== THE INPUT

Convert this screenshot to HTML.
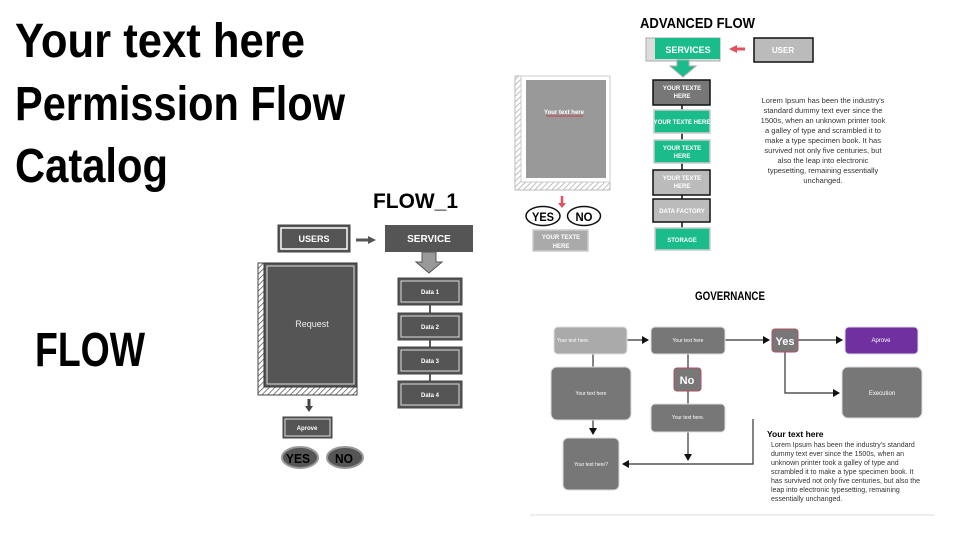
<!DOCTYPE html>
<html><head><meta charset="utf-8"><style>
html,body{margin:0;padding:0;background:#fff;width:960px;height:540px;overflow:hidden}
svg{display:block}
text{font-family:"Liberation Sans",sans-serif}
</style></head><body>
<svg width="960" height="540" viewBox="0 0 960 540" xmlns="http://www.w3.org/2000/svg">
<defs>
<pattern id="hatch" width="4" height="4" patternUnits="userSpaceOnUse" patternTransform="rotate(45)">
<rect width="4" height="4" fill="#fff"/><line x1="0" y1="0" x2="0" y2="4" stroke="#555" stroke-width="1.5"/></pattern>
<pattern id="hatch2" width="4" height="4" patternUnits="userSpaceOnUse" patternTransform="rotate(45)">
<rect width="4" height="4" fill="#fff"/><line x1="0" y1="0" x2="0" y2="4" stroke="#aaa" stroke-width="1.5"/></pattern>
<marker id="ah" markerWidth="8" markerHeight="8" refX="6" refY="4" orient="auto" markerUnits="userSpaceOnUse"><path d="M0,0 L7,4 L0,8z" fill="#111"/></marker>
</defs>

<g font-weight="bold" fill="#000" font-size="48">
<text x="15" y="57" textLength="290" lengthAdjust="spacingAndGlyphs">Your text here</text>
<text x="15" y="120" textLength="330" lengthAdjust="spacingAndGlyphs">Permission Flow</text>
<text x="15" y="182" textLength="153" lengthAdjust="spacingAndGlyphs">Catalog</text>
<text x="35" y="366" textLength="110" lengthAdjust="spacingAndGlyphs">FLOW</text>
</g>

<text x="373" y="208" font-size="21" font-weight="bold" textLength="85" lengthAdjust="spacingAndGlyphs">FLOW_1</text>
<rect x="278" y="225" width="72" height="27" fill="#555" stroke="#444" stroke-width="1"/>
<rect x="281" y="228" width="66" height="21" fill="#555" stroke="#fff" stroke-width="1.5"/>
<text x="314" y="242" font-size="9" font-weight="bold" fill="#fff" text-anchor="middle">USERS</text>
<path d="M356,240 H370" stroke="#555" stroke-width="3"/><path d="M368,236 L376,240 L368,244z" fill="#555"/>
<rect x="385" y="225" width="88" height="27" fill="#555"/>
<text x="429" y="242" font-size="10" font-weight="bold" fill="#fff" text-anchor="middle">SERVICE</text>
<path d="M422,252 V262 H416 L429,273 L442,262 H436 V252z" fill="#999" stroke="#555" stroke-width="1"/>
<line x1="430" y1="300" x2="430" y2="385" stroke="#222" stroke-width="1.5"/>
<g font-size="6" font-weight="bold" fill="#fff" text-anchor="middle">
<rect x="398" y="278" width="64" height="27" fill="#555" stroke="#444"/><rect x="401" y="281" width="58" height="21" fill="#555" stroke="#ddd"/><text x="430" y="294">Data 1</text>
<rect x="398" y="313" width="64" height="27" fill="#555" stroke="#444"/><rect x="401" y="316" width="58" height="21" fill="#555" stroke="#ddd"/><text x="430" y="329">Data 2</text>
<rect x="398" y="347" width="64" height="27" fill="#555" stroke="#444"/><rect x="401" y="350" width="58" height="21" fill="#555" stroke="#ddd"/><text x="430" y="363">Data 3</text>
<rect x="398" y="381" width="64" height="27" fill="#555" stroke="#444"/><rect x="401" y="384" width="58" height="21" fill="#555" stroke="#ddd"/><text x="430" y="397">Data 4</text>
</g>
<rect x="258" y="263" width="99" height="132" fill="url(#hatch)" stroke="#444"/>
<rect x="264" y="263" width="93" height="124" fill="#555" stroke="#333" stroke-width="1"/>
<rect x="267" y="266" width="87" height="118" fill="#555" stroke="#ddd" stroke-width="1"/>
<text x="312" y="327" font-size="9" fill="#eee" text-anchor="middle">Request</text>
<path d="M309,399 V407" stroke="#444" stroke-width="3"/><path d="M305,406 L309,412 L313,406z" fill="#444"/>
<rect x="283" y="417" width="49" height="21" fill="#555" stroke="#444"/>
<rect x="285" y="419" width="45" height="17" fill="#555" stroke="#ddd"/>
<text x="307" y="430" font-size="6" font-weight="bold" fill="#fff" text-anchor="middle">Aprove</text>
<ellipse cx="300" cy="457.5" rx="18" ry="10.5" fill="#555" stroke="#999" stroke-width="2"/>
<text x="298" y="463" font-size="13" font-weight="bold" text-anchor="middle" textLength="24" lengthAdjust="spacingAndGlyphs">YES</text>
<ellipse cx="345" cy="457.5" rx="18" ry="10.5" fill="#555" stroke="#999" stroke-width="2"/>
<text x="344" y="463" font-size="13" font-weight="bold" text-anchor="middle" textLength="18" lengthAdjust="spacingAndGlyphs">NO</text>

<text x="640" y="28" font-size="15" font-weight="bold" textLength="115" lengthAdjust="spacingAndGlyphs">ADVANCED FLOW</text>
<rect x="646" y="38" width="74" height="23" fill="#ddd" stroke="#aaa"/>
<rect x="655" y="38" width="65" height="21" fill="#1abc8c"/>
<text x="688" y="53" font-size="9" font-weight="bold" fill="#fff" text-anchor="middle">SERVICES</text>
<path d="M745,49 H735" stroke="#e05060" stroke-width="3"/><path d="M737,45 L729,49 L737,53z" fill="#e05060"/>
<rect x="754" y="38" width="59" height="24" fill="#bbb" stroke="#111" stroke-width="1.5"/>
<text x="783" y="53" font-size="8" font-weight="bold" fill="#fff" text-anchor="middle">USER</text>
<path d="M677,60 V66 H670 L683,77 L696,66 H689 V60z" fill="#1abc8c" stroke="#aaa" stroke-width="1"/>
<line x1="682" y1="100" x2="682" y2="232" stroke="#111" stroke-width="1.5"/>
<g font-size="6" font-weight="bold" fill="#fff" text-anchor="middle">
<rect x="653" y="80" width="57" height="25" fill="#777" stroke="#111" stroke-width="1.5"/><text x="682" y="90">YOUR TEXTE</text><text x="682" y="98">HERE</text>
<rect x="654" y="110" width="56" height="23" fill="#1abc8c" stroke="#ccc" stroke-width="1.5"/><text x="682" y="124">YOUR TEXTE HERE</text>
<rect x="654" y="140" width="56" height="23" fill="#1abc8c" stroke="#ccc" stroke-width="1.5"/><text x="682" y="150">YOUR TEXTE</text><text x="682" y="158">HERE</text>
<rect x="653" y="170" width="57" height="25" fill="#bbb" stroke="#111" stroke-width="1.5"/><text x="682" y="180">YOUR TEXTE</text><text x="682" y="188">HERE</text>
<rect x="653" y="199" width="57" height="23" fill="#bbb" stroke="#111" stroke-width="1.5"/><text x="682" y="213">DATA FACTORY</text>
<rect x="655" y="228" width="55" height="22" fill="#1abc8c" stroke="#ccc" stroke-width="1.5"/><text x="682" y="242">STORAGE</text>
</g>
<g font-size="7.5" fill="#333" text-anchor="middle">
<text x="823" y="103">Lorem Ipsum has been the industry's</text>
<text x="823" y="113">standard dummy text ever since the</text>
<text x="823" y="123">1500s, when an unknown printer took</text>
<text x="823" y="133">a galley of type and scrambled it to</text>
<text x="823" y="143">make a type specimen book. It has</text>
<text x="823" y="153">survived not only five centuries, but</text>
<text x="823" y="163">also the leap into electronic</text>
<text x="823" y="173">typesetting, remaining essentially</text>
<text x="823" y="183">unchanged.</text>
</g>
<rect x="515" y="76" width="95" height="114" fill="url(#hatch2)" stroke="#bbb"/>
<rect x="521" y="76" width="89" height="106" fill="#fff" stroke="#ccc"/>
<rect x="526" y="80" width="80" height="98" fill="#999"/>
<text x="564" y="114" font-size="6" font-weight="bold" fill="#fff" text-anchor="middle">Your text here</text>
<line x1="546" y1="116" x2="583" y2="116" stroke="#d04050" stroke-width="1"/>
<path d="M562,196 V204" stroke="#e05060" stroke-width="2.5"/><path d="M558,203 L562,208 L566,203z" fill="#e05060"/>
<ellipse cx="543" cy="216" rx="17" ry="9.5" fill="#fff" stroke="#111" stroke-width="1.5"/>
<text x="543" y="221" font-size="12" font-weight="bold" text-anchor="middle" textLength="22" lengthAdjust="spacingAndGlyphs">YES</text>
<ellipse cx="584" cy="216" rx="16.5" ry="9.5" fill="#fff" stroke="#111" stroke-width="1.5"/>
<text x="584" y="221" font-size="12" font-weight="bold" text-anchor="middle" textLength="17" lengthAdjust="spacingAndGlyphs">NO</text>
<rect x="533" y="230" width="55" height="21" fill="#aaa" stroke="#ccc" stroke-width="1.5"/>
<text x="561" y="239" font-size="6" font-weight="bold" fill="#fff" text-anchor="middle">YOUR TEXTE</text>
<text x="561" y="248" font-size="6" font-weight="bold" fill="#fff" text-anchor="middle">HERE</text>

<text x="730" y="300" font-size="12" font-weight="bold" text-anchor="middle" textLength="70" lengthAdjust="spacingAndGlyphs">GOVERNANCE</text>
<g stroke="#333" stroke-width="1.2" fill="none">
<path d="M627,340 H648" marker-end="url(#ah)"/>
<path d="M725,340 H769" marker-end="url(#ah)"/>
<path d="M798,340 H842" marker-end="url(#ah)"/>
<path d="M785,352 V393 H839" marker-end="url(#ah)"/>
<path d="M593,354 V367"/>
<path d="M593,420 V434" marker-end="url(#ah)"/>
<path d="M688,354 V368 M688,391 V404"/>
<path d="M688,432 V460" marker-end="url(#ah)"/>
<path d="M753,419 V464 H623" marker-end="url(#ah)"/>
</g>
<rect x="554" y="327" width="73" height="27" rx="4" fill="#aaa" stroke="#ddd"/>
<text x="557" y="342" font-size="5" fill="#fff">Your text here.</text>
<rect x="651" y="327" width="74" height="27" rx="4" fill="#777" stroke="#ddd"/>
<text x="688" y="342" font-size="5" fill="#fff" text-anchor="middle">Your text here</text>
<rect x="772" y="329" width="26" height="23" rx="3" fill="#777" stroke="#b05060"/>
<text x="785" y="345" font-size="11" font-weight="bold" fill="#fff" text-anchor="middle">Yes</text>
<rect x="845" y="327" width="73" height="27" rx="4" fill="#7030a0" stroke="#ddd"/>
<text x="881" y="342" font-size="6" fill="#fff" text-anchor="middle">Aprove</text>
<rect x="842" y="367" width="80" height="51" rx="6" fill="#777" stroke="#ddd"/>
<text x="882" y="395" font-size="6" fill="#fff" text-anchor="middle">Execution</text>
<rect x="551" y="367" width="80" height="53" rx="6" fill="#777" stroke="#ddd"/>
<text x="591" y="395" font-size="5" fill="#fff" text-anchor="middle">Your text here</text>
<rect x="674" y="368" width="27" height="23" rx="3" fill="#777" stroke="#b05060"/>
<text x="687" y="384" font-size="11" font-weight="bold" fill="#fff" text-anchor="middle">No</text>
<rect x="651" y="404" width="74" height="28" rx="4" fill="#777" stroke="#ddd"/>
<text x="688" y="419" font-size="5" fill="#fff" text-anchor="middle">Your text here.</text>
<rect x="563" y="438" width="56" height="52" rx="5" fill="#777" stroke="#ddd"/>
<text x="591" y="466" font-size="5" fill="#fff" text-anchor="middle">Your text here?</text>
<text x="767" y="437" font-size="8.5" font-weight="bold">Your text here</text>
<g font-size="7" fill="#333">
<text x="771" y="447">Lorem Ipsum has been the industry's standard</text>
<text x="771" y="456">dummy text ever since the 1500s, when an</text>
<text x="771" y="465">unknown printer took a galley of type and</text>
<text x="771" y="474">scrambled it to make a type specimen book. It</text>
<text x="771" y="483">has survived not only five centuries, but also the</text>
<text x="771" y="492">leap into electronic typesetting, remaining</text>
<text x="771" y="501">essentially unchanged.</text>
</g>
<line x1="530" y1="515" x2="935" y2="515" stroke="#ddd" stroke-width="1"/>
</svg>
</body></html>
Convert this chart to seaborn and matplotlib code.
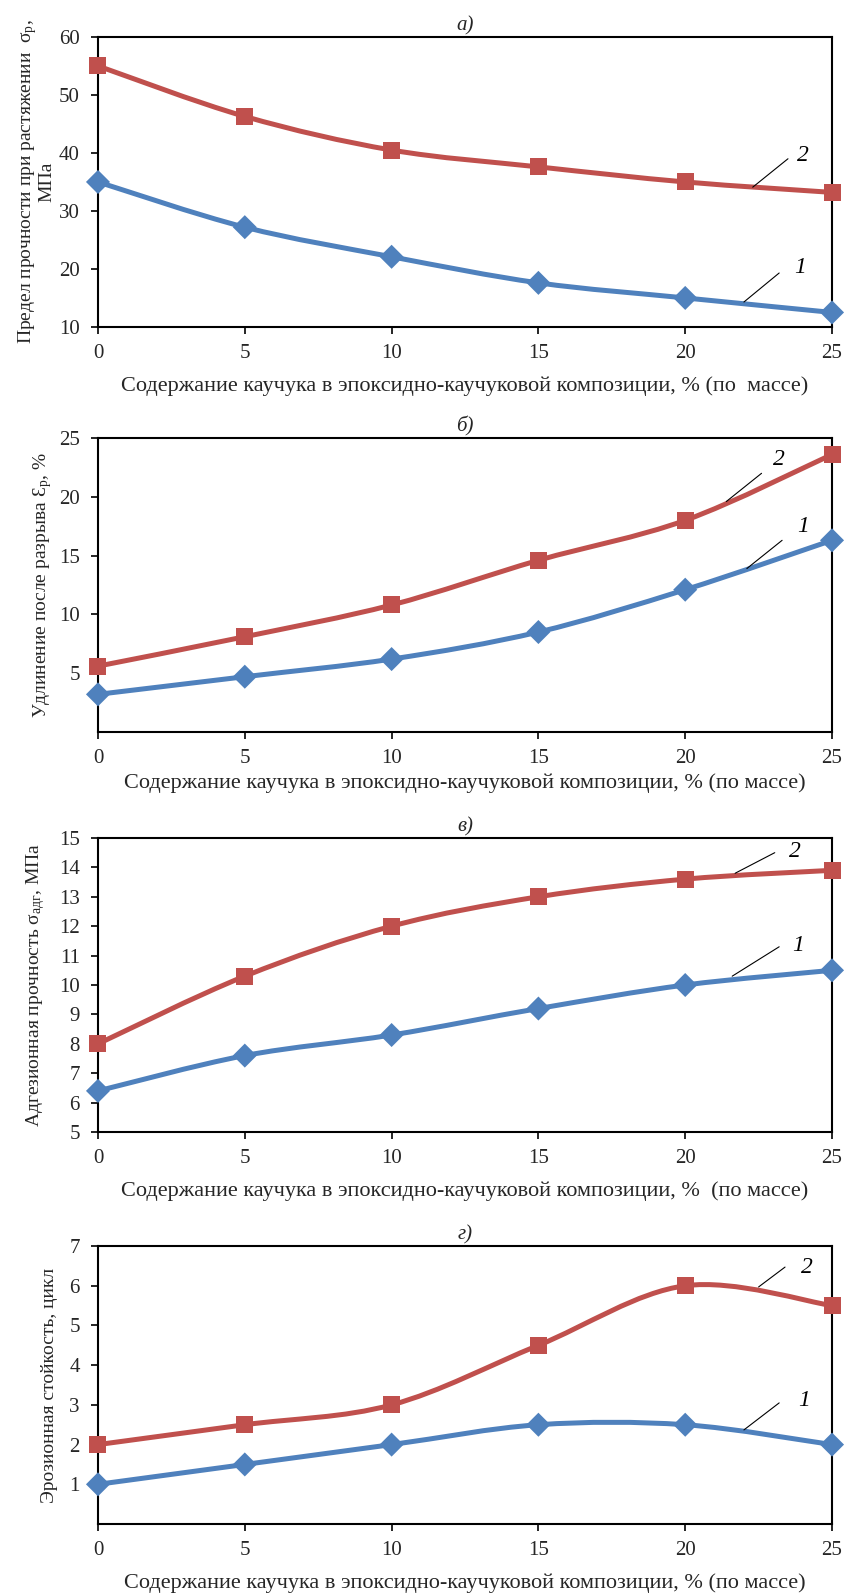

====

## TASK DIRECTIONS
The word "Convert" appears in how many lines of the records? Give the number only.

## THE REPLY
2